South Korea did not say where the 13 had worked. China said on
Monday that 13 North Koreans had been there and had left lawfully.
It did not say if they were the same group.
The South's Unification and Defence Ministries said on Monday a
North Korean army colonel defected last year and had been granted
political asylum. He had worked in the secretive General
Reconnaissance Bureau, which is focused on espionage activities
against the South.
South Korea's Unification Ministry, which handles North Korea
issues, also said that a senior diplomat who was posted in an
African country had defected to the South last year with his family.
The defection of a high-ranking officer in the General
Reconnaissance Bureau is a coup for Seoul. The North set up the
bureau in 2009, consolidating several intelligence agencies to
streamline operations aimed at the South.
Its head, General Kim Yong Chol, is accused by the South of being
behind a 2010 torpedo attack against the South that sunk a navy ship
and killed 46 sailors. The North denies any responsibility for the
sinking.
The bureau is also known to operate an elite team of computer
specialists working to infiltrate the networks of the South and
other countries and to conduct cyber attacks against key
institutions.
South Korea's Yonhap news agency said the North Korean colonel
specialized in anti-South espionage operations before defecting and
had divulged the nature of his work to South Korean authorities.

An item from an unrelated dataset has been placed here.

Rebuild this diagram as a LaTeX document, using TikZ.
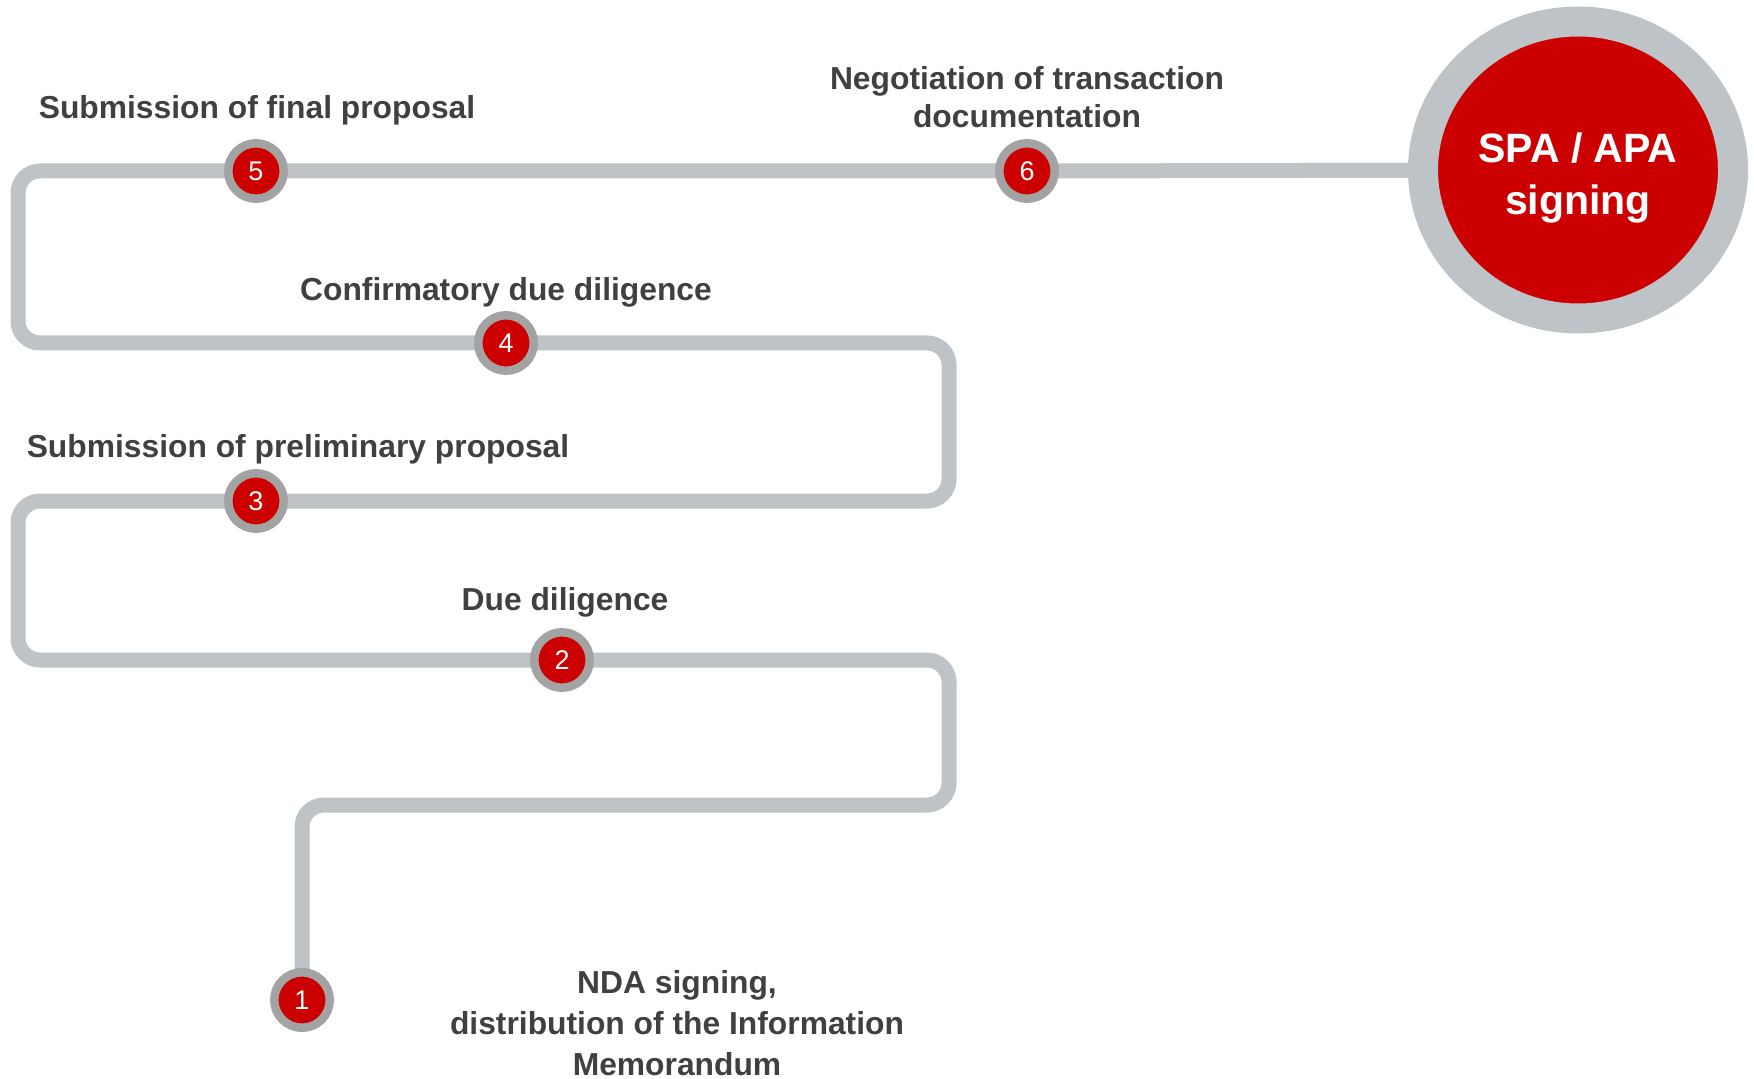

South Korean officials declined to comment.
News of the defections come after a period of tension on the Korean
peninsula following the North's fourth nuclear test in January and a
long-range rocket launch the next month.
'VALID PASSPORTS'
The South Korean government's public acknowledgement of defections
is unusual.
The main liberal opposition Minjoo Party on Monday accused the
government of conservative President Park Geun-hye of trying to
influence conservative voter turnout ahead of Wednesday's
parliamentary elections by announcing the defection of the
restaurant workers last week.
Both ministries denied suggestions that Monday's revelations were
made for domestic political reasons and said disclosing the
defections was in the public interest.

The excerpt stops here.